*Material*:
★ ★ ★ ★ ★ ★ ★
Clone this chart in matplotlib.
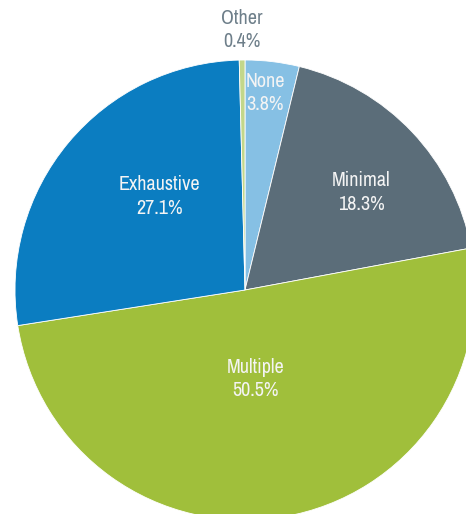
import numpy as np
import matplotlib.pyplot as plt
from matplotlib import font_manager

# Share of responses by approach, clockwise from the top
categories = ["None", "Minimal", "Multiple", "Exhaustive", "Other"]
shares = [3.8, 18.3, 50.5, 27.1, 0.4]
colours = ["#86c0e4", "#5b6d79", "#a0bf3b", "#0b7dc1", "#c3d78a"]

# Label placement: fraction of the radius and a small angle nudge (degrees)
label_place = {
    "None": (0.86, 1.0),
    "Minimal": (0.66, -3.4),
    "Multiple": (0.39, -3.2),
    "Exhaustive": (0.55, -7.8),
    "Other": (1.13, 0.0),
}

names = sorted({f.name for f in font_manager.fontManager.ttflist})
narrow = [n for n in names if "Narrow" in n or "Condensed" in n]
plt.rcParams["font.family"] = narrow[:1] + ["DejaVu Sans"]

fig = plt.figure(figsize=(4.66, 5.14), dpi=100)
ax = fig.add_axes([0, 0, 1, 1])

cx, cy, radius = 245, 514 - 290, 230
wedges, _ = ax.pie(shares, colors=colours, startangle=90, counterclock=False,
                   center=(cx, cy), radius=radius,
                   wedgeprops=dict(edgecolor="white", linewidth=0.6))

for w, name, val in zip(wedges, categories, shares):
    frac, nudge = label_place[name]
    mid = np.deg2rad((w.theta1 + w.theta2) / 2 + nudge)
    x = cx + frac * radius * np.cos(mid)
    y = cy + frac * radius * np.sin(mid)
    colour = "#6e7f8a" if name == "Other" else "#f4f4f4"
    ax.text(x, y, f"{name}\n{val:.1f}%", ha="center", va="center",
            fontsize=14.5, color=colour, linespacing=1.3,
            fontstretch="condensed")

ax.set_xlim(0, 466)
ax.set_ylim(0, 514)
ax.set_aspect("equal")
ax.axis("off")

fig.savefig("out.png", dpi=100)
★ ★ ★ ★ ★ ★ ★
*What you have to do*: Leave out the pictures and output the rest of the material exactly as written.

*Expected answer*:
Clone this chart in matplotlib.
import numpy as np
import matplotlib.pyplot as plt
from matplotlib import font_manager

# Share of responses by approach, clockwise from the top
categories = ["None", "Minimal", "Multiple", "Exhaustive", "Other"]
shares = [3.8, 18.3, 50.5, 27.1, 0.4]
colours = ["#86c0e4", "#5b6d79", "#a0bf3b", "#0b7dc1", "#c3d78a"]

# Label placement: fraction of the radius and a small angle nudge (degrees)
label_place = {
    "None": (0.86, 1.0),
    "Minimal": (0.66, -3.4),
    "Multiple": (0.39, -3.2),
    "Exhaustive": (0.55, -7.8),
    "Other": (1.13, 0.0),
}

names = sorted({f.name for f in font_manager.fontManager.ttflist})
narrow = [n for n in names if "Narrow" in n or "Condensed" in n]
plt.rcParams["font.family"] = narrow[:1] + ["DejaVu Sans"]

fig = plt.figure(figsize=(4.66, 5.14), dpi=100)
ax = fig.add_axes([0, 0, 1, 1])

cx, cy, radius = 245, 514 - 290, 230
wedges, _ = ax.pie(shares, colors=colours, startangle=90, counterclock=False,
                   center=(cx, cy), radius=radius,
                   wedgeprops=dict(edgecolor="white", linewidth=0.6))

for w, name, val in zip(wedges, categories, shares):
    frac, nudge = label_place[name]
    mid = np.deg2rad((w.theta1 + w.theta2) / 2 + nudge)
    x = cx + frac * radius * np.cos(mid)
    y = cy + frac * radius * np.sin(mid)
    colour = "#6e7f8a" if name == "Other" else "#f4f4f4"
    ax.text(x, y, f"{name}\n{val:.1f}%", ha="center", va="center",
            fontsize=14.5, color=colour, linespacing=1.3,
            fontstretch="condensed")

ax.set_xlim(0, 466)
ax.set_ylim(0, 514)
ax.set_aspect("equal")
ax.axis("off")

fig.savefig("out.png", dpi=100)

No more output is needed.